JALの西尾忠男氏がスライドとともに新会社について説明した

 新会社のターゲットは、「競争の激しい短距離国際線ではなく、他社があまり参入しておらず、価格のみで顧客の支持を得ることが難しい」と思われる中長距離路線。東京を中心に就航可能エリアの円を描いたときに、ジェットスター・ジャパンはナローボディ(単通路)のエアバス A320-200型機(航続距離約4800km)が届く範囲、新会社は787型機(航続距離約1万4800km)が届く範囲としており、「就航地は検討中」だがアジア全域や欧州、北米などが範囲として図示されていた。

 東アジア、東南アジアの中長距離国際線市場は年平均5%程度で成長しており、そういった成長を取り込めるのでは、欧米では長距離路線は市場規模が大きく安定した成長が見込めるのではないか、そこにあるLCCニーズを開拓していくという。中長距離ということで、LCCとして単に低価格を追求していくだけではなく、JALが長年培ってきた「安全・安心」に、「シンプルで先進的なサービス」を取り入れて、「日本発着の中長距離国際線で、お客さまに新たな選択肢を提供していきたい」と意気込みを語った。

JALのLCC新会社のターゲットエリア

 ビジネスモデルとしては、「魅力的な運賃」「利用客自身がカスタマイズしたサービス」「機材の稼働の効率化」「LCCとしての座席配置」「貨物スペースの販売」などで、FSCと比べて1人あたりの単価を下げつつも利用者数を増やして売り上げを確保していく。

 費用は、FSCでは一律に提供していたサービスを、利用客自身に選んでもらうようにして提供。「デジタル技術を活用した省力化とシンプルなプロセスで、FSCにありがちな間接コスト、人件費、支店コストなどは徹底的に削減」し、「ユニットコストについてはFSCの半分ぐらいを目指していきたい」という。JALの「中期経営計画2017-2020」にある「特別成長投資枠:500億円」から100~200億円ほどが新会社に使われる見込みであり、「3年以内には黒字化したい」と語った。

JALのLCC新会社の売り上げや費用のイメージ

 FSCではプレミアム、フルパッケージ、フォーマル、ラグジュアリーといったイメージがあるが、利用客の価値観の多様化に合わせて、リーズナブル、バリューコンシャス、パーソナルな価値を提供していくという。快適性を犠牲にして低価格のみを追求するのではなく、さまざまなサービスを有料で用意することも検討している。

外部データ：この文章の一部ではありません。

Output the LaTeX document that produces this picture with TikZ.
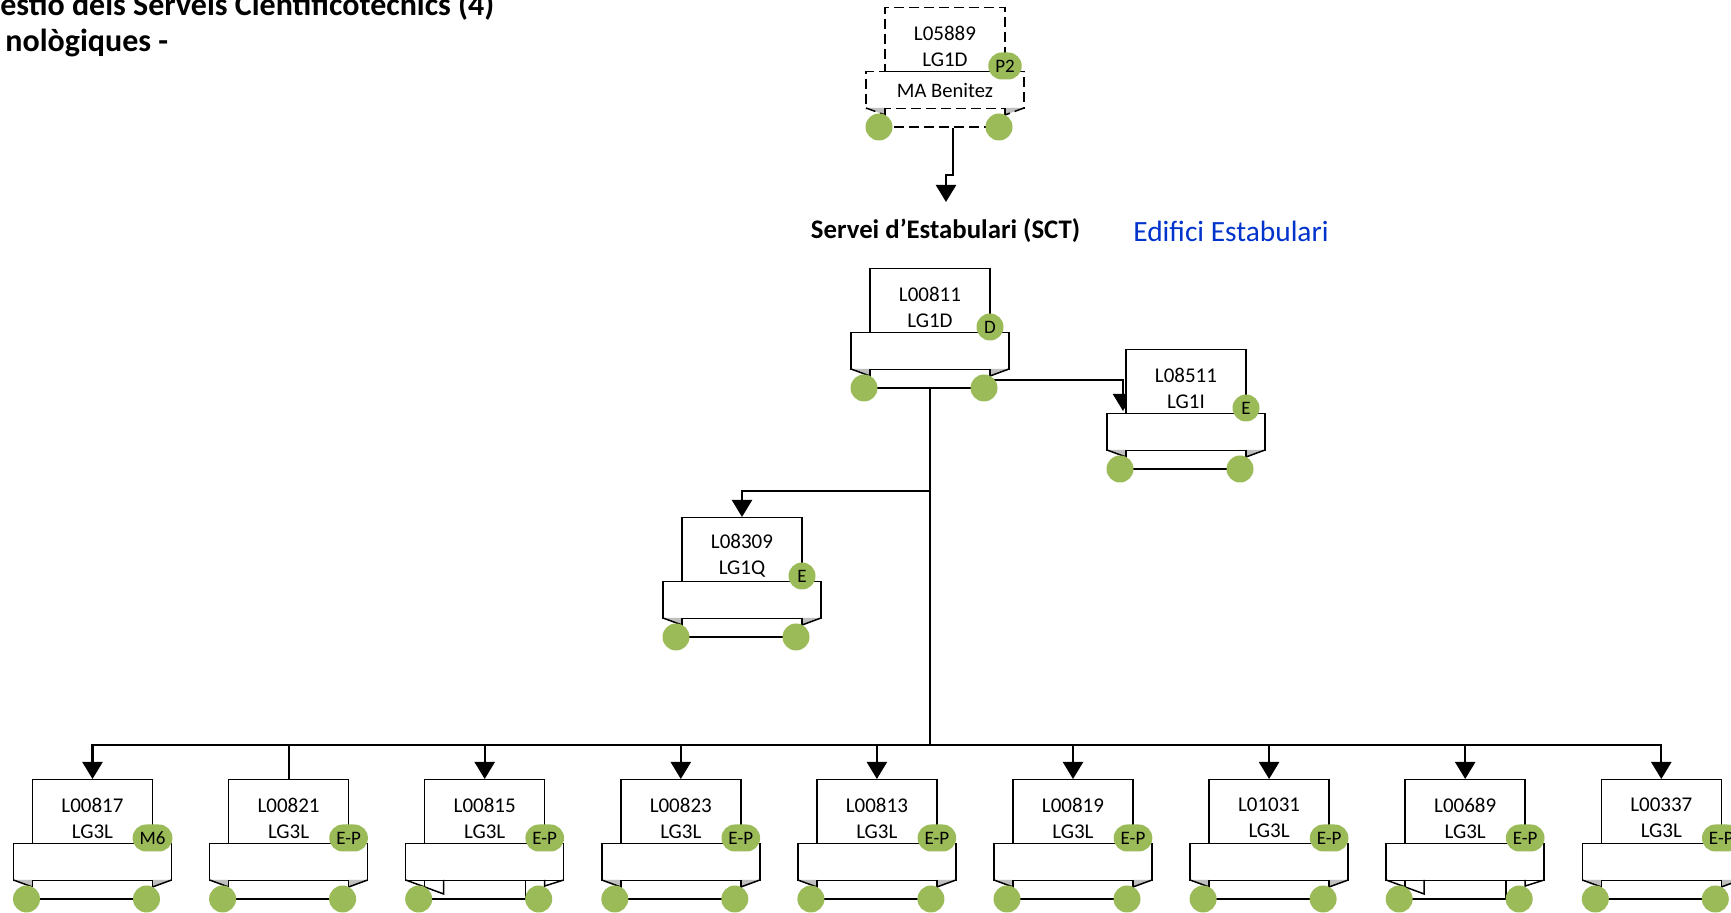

 JALが運航する国際線での787型機の仕様は2クラスで200弱の座席数だが、新会社の787型機では「40~50%ほど座席数は増える見込み」で、「中長距離なので座席が狭くなるのではという心配もあるかと思いますが、中長距離路線に適した座席配置をしっかり検討していきたい」と語った。新会社の787型機でも座席は1クラスではなく2クラスを想定しているとのことだ。

 JALグループのマイレージ利用については「せっかく貯めたマイルを使いたいという声も出てくると思うし、現状マイルを使った座席が取りづらいという声もあるので、検討に値すると思っている」と語った。

 2020年のサマースケジュール就航というのは、成田空港の機能拡張を目処にしたあくまで目標であり、新会社を設立し、乗務員の採用や訓練、施設の整備などを安全を基本にしつつ進めて、場合によっては延期する可能性もあるとし、「安全・安心、日本の価値で、お客さまの望むバリューを提供する新たなLCCを目指していきたい」と述べた。